15 August 2019, The Tablet

Word from the Cloisters: Turning sorrow into meaning


Word from the Cloisters: Turning sorrow into meaning
 

THE FIRST phrase of Toni Morrison’s first book, Bluest Eye (1970), is “Nuns go by as quiet as lust”.

The Australian writer Michael McGirr tells us that Morrison, the Nobel Prize-winning novelist who died last week at the age of 88, thought deeply about the spiritual foundations of her craft. “If writing is thinking and discovery and selection and order and meaning,” Morrison wrote, “it is also awe and reverence and mystery and magic.”

Morrison spent a lifetime drawing poison from the wounds of black America. “She wrote as the heiress of a heavy fortune, the suffering of her family and people, and she invested that fortune in a profound search for truth, wisdom and healing,” writes McGirr.

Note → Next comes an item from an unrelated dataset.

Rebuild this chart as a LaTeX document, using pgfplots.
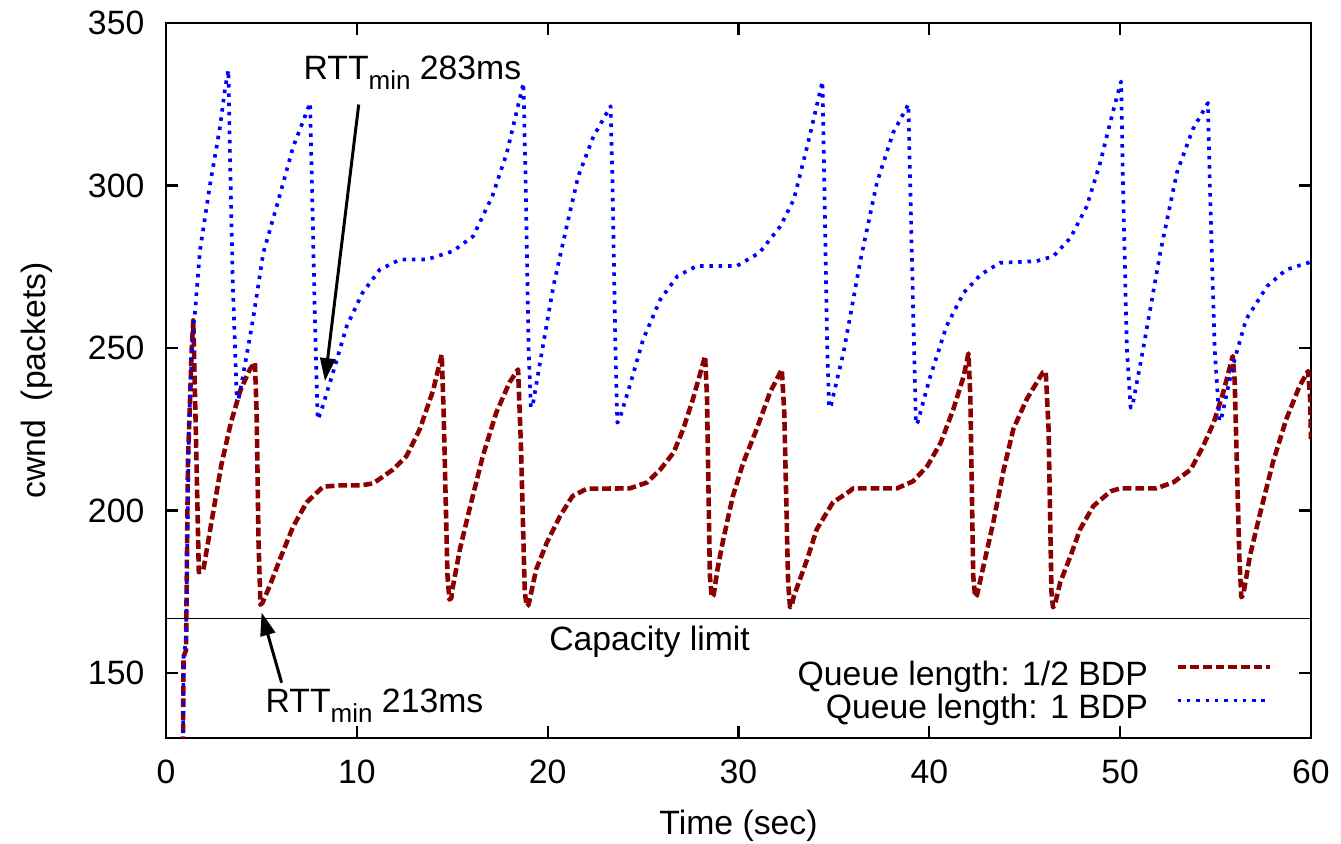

The Bluest Eye took five years to write and did not receive much attention. Morrison recalls the story of a beautiful girl who said that she had definite proof that God could not exist. The proof was that she had been praying for two years to have blue eyes and God had not answered her request. This was a turning point for Morrison. She knew at once that it would have been a tragedy if God had changed the girl’s eyes. The sorrow was that she could not see her own beauty.